Task statement => Transcribe everything in the data word for word. Pictures are left out.

Data segment =>
** Begin **

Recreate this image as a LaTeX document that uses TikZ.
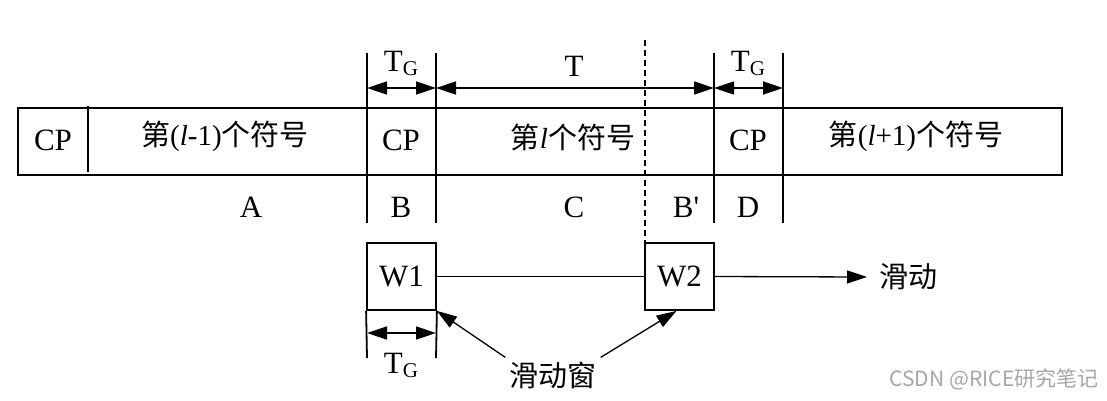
\documentclass[tikz,border=0pt]{standalone}
\usepackage{fontspec}
\setmainfont{Liberation Serif}[Ligatures=TeXReset]
\newfontfamily\cjk{Noto Sans CJK SC}
\usetikzlibrary{arrows.meta}
\tikzset{
  frame/.style={line width=2pt},
  vline/.style={line width=1.8pt},
  dline/.style={line width=1.2pt, dash pattern=on 6pt off 4pt},
  dim/.style={line width=1.6pt, {Triangle[length=20pt,width=13pt]}-{Triangle[length=20pt,width=13pt]}},
  thinarrow/.style={line width=1.3pt, -{Triangle[length=20pt,width=13pt]}},
  lbl/.style={font=\fontsize{31}{31}\selectfont, inner sep=0pt},
  clbl/.style={font=\fontsize{29}{29}\selectfont, inner sep=0pt},
  win/.style={draw, line width=1.8pt, minimum width=69pt, minimum height=67pt, inner sep=0pt, font=\fontsize{31}{31}\selectfont},
}
\newcommand{\TGlab}{T\raisebox{-4pt}{\fontsize{21}{21}\selectfont G}}
\begin{document}
\begin{tikzpicture}[x=1pt,y=-1pt]
\useasboundingbox (0,0) rectangle (1107,400);
% main bar
\draw[frame] (18,108) rectangle (1062,175);
\draw[vline] (88,106) -- (88,172);
% vertical markers
\coordinate (v1t) at (367,53); \coordinate (v1b) at (367,223);
\coordinate (v2t) at (436,53); \coordinate (v2b) at (436,223);
\coordinate (v3t) at (714,53); \coordinate (v3b) at (714,223);
\coordinate (v4t) at (783,53); \coordinate (v4b) at (783,223);
\draw[vline] (v1t) -- (v1b);
\draw[vline] (v2t) -- (v2b);
\draw[vline] (v3t) -- (v3b);
\draw[vline] (v4t) -- (v4b);
\coordinate (dt) at (645,40); \coordinate (db) at (645,243);
\draw[dline] (dt) -- (db);
% dimension arrows
\coordinate (a1) at (367,88); \coordinate (a2) at (436,88);
\coordinate (a3) at (714,88); \coordinate (a4) at (783,88);
\draw[dim] (a1) -- (a2);
\draw[dim] (a2) -- (a3);
\draw[dim] (a3) -- (a4);
\node[lbl] (tg1) at (401,63) {\TGlab};
\node[lbl] (t) at (574,66) {T};
\node[lbl] (tg2) at (748,63) {\TGlab};
% texts in bar
\node[lbl] (cp0) at (53,140) {CP};
\node[clbl] (s0) at (225,136) {{\cjk 第}(\textit{l}-1){\cjk 个符号}};
\node[lbl] (cp1) at (401,140) {CP};
\node[clbl] (s1) at (573,137) {{\cjk 第}\textit{l}{\cjk 个符号}};
\node[lbl] (cp2) at (748,140) {CP};
\node[clbl] (s2) at (916,136) {{\cjk 第}(\textit{l}+1){\cjk 个符号}};
% labels below
\node[lbl] (A) at (251,207) {A};
\node[lbl] (B) at (401,207) {B};
\node[lbl] (C) at (574,207) {C};
\node[lbl] (Bp) at (686,207) {B'};
\node[lbl] (D) at (748,207) {D};
% windows
\node[win] (W1) at (401.5,276.5) {W1};
\node[win] (W2) at (679.5,276.5) {W2};
\draw[line width=1.3pt] (W1.east) -- (W2.west);
\node[clbl, anchor=west, inner xsep=12pt] (sl) at (867,277) {\cjk 滑动};
\draw[thinarrow] (W2.east) -- (sl.west);
% TG under W1
\coordinate (w1l) at (367,358); \coordinate (w1r) at (436,358);
\draw[vline] (W1.south west) -- (w1l);
\draw[vline] (W1.south east) -- (w1r);
\coordinate (b1) at (367,333); \coordinate (b2) at (436,333);
\draw[dim] (b1) -- (b2);
\node[lbl] (tg3) at (401,365) {\TGlab};
% sliding window label
\node[clbl, inner sep=4pt] (slw) at (553,375) {\cjk 滑动窗};
\draw[thinarrow] (slw.north west) -- (W1.south east);
\draw[thinarrow] (slw.north east) -- ([xshift=-3pt]W2.south);
% watermark
\node[inner sep=0pt, text=black!35, font=\cjk\fontsize{21}{21}\selectfont] (wm) at (994,379) {CSDN @RICE研究笔记};
\end{tikzpicture}
\end{document}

** End **

Answer for the task =>
Recreate this image as a LaTeX document that uses TikZ.
\documentclass[tikz,border=0pt]{standalone}
\usepackage{fontspec}
\setmainfont{Liberation Serif}[Ligatures=TeXReset]
\newfontfamily\cjk{Noto Sans CJK SC}
\usetikzlibrary{arrows.meta}
\tikzset{
  frame/.style={line width=2pt},
  vline/.style={line width=1.8pt},
  dline/.style={line width=1.2pt, dash pattern=on 6pt off 4pt},
  dim/.style={line width=1.6pt, {Triangle[length=20pt,width=13pt]}-{Triangle[length=20pt,width=13pt]}},
  thinarrow/.style={line width=1.3pt, -{Triangle[length=20pt,width=13pt]}},
  lbl/.style={font=\fontsize{31}{31}\selectfont, inner sep=0pt},
  clbl/.style={font=\fontsize{29}{29}\selectfont, inner sep=0pt},
  win/.style={draw, line width=1.8pt, minimum width=69pt, minimum height=67pt, inner sep=0pt, font=\fontsize{31}{31}\selectfont},
}
\newcommand{\TGlab}{T\raisebox{-4pt}{\fontsize{21}{21}\selectfont G}}
\begin{document}
\begin{tikzpicture}[x=1pt,y=-1pt]
\useasboundingbox (0,0) rectangle (1107,400);
% main bar
\draw[frame] (18,108) rectangle (1062,175);
\draw[vline] (88,106) -- (88,172);
% vertical markers
\coordinate (v1t) at (367,53); \coordinate (v1b) at (367,223);
\coordinate (v2t) at (436,53); \coordinate (v2b) at (436,223);
\coordinate (v3t) at (714,53); \coordinate (v3b) at (714,223);
\coordinate (v4t) at (783,53); \coordinate (v4b) at (783,223);
\draw[vline] (v1t) -- (v1b);
\draw[vline] (v2t) -- (v2b);
\draw[vline] (v3t) -- (v3b);
\draw[vline] (v4t) -- (v4b);
\coordinate (dt) at (645,40); \coordinate (db) at (645,243);
\draw[dline] (dt) -- (db);
% dimension arrows
\coordinate (a1) at (367,88); \coordinate (a2) at (436,88);
\coordinate (a3) at (714,88); \coordinate (a4) at (783,88);
\draw[dim] (a1) -- (a2);
\draw[dim] (a2) -- (a3);
\draw[dim] (a3) -- (a4);
\node[lbl] (tg1) at (401,63) {\TGlab};
\node[lbl] (t) at (574,66) {T};
\node[lbl] (tg2) at (748,63) {\TGlab};
% texts in bar
\node[lbl] (cp0) at (53,140) {CP};
\node[clbl] (s0) at (225,136) {{\cjk 第}(\textit{l}-1){\cjk 个符号}};
\node[lbl] (cp1) at (401,140) {CP};
\node[clbl] (s1) at (573,137) {{\cjk 第}\textit{l}{\cjk 个符号}};
\node[lbl] (cp2) at (748,140) {CP};
\node[clbl] (s2) at (916,136) {{\cjk 第}(\textit{l}+1){\cjk 个符号}};
% labels below
\node[lbl] (A) at (251,207) {A};
\node[lbl] (B) at (401,207) {B};
\node[lbl] (C) at (574,207) {C};
\node[lbl] (Bp) at (686,207) {B'};
\node[lbl] (D) at (748,207) {D};
% windows
\node[win] (W1) at (401.5,276.5) {W1};
\node[win] (W2) at (679.5,276.5) {W2};
\draw[line width=1.3pt] (W1.east) -- (W2.west);
\node[clbl, anchor=west, inner xsep=12pt] (sl) at (867,277) {\cjk 滑动};
\draw[thinarrow] (W2.east) -- (sl.west);
% TG under W1
\coordinate (w1l) at (367,358); \coordinate (w1r) at (436,358);
\draw[vline] (W1.south west) -- (w1l);
\draw[vline] (W1.south east) -- (w1r);
\coordinate (b1) at (367,333); \coordinate (b2) at (436,333);
\draw[dim] (b1) -- (b2);
\node[lbl] (tg3) at (401,365) {\TGlab};
% sliding window label
\node[clbl, inner sep=4pt] (slw) at (553,375) {\cjk 滑动窗};
\draw[thinarrow] (slw.north west) -- (W1.south east);
\draw[thinarrow] (slw.north east) -- ([xshift=-3pt]W2.south);
% watermark
\node[inner sep=0pt, text=black!35, font=\cjk\fontsize{21}{21}\selectfont] (wm) at (994,379) {CSDN @RICE研究笔记};
\end{tikzpicture}
\end{document}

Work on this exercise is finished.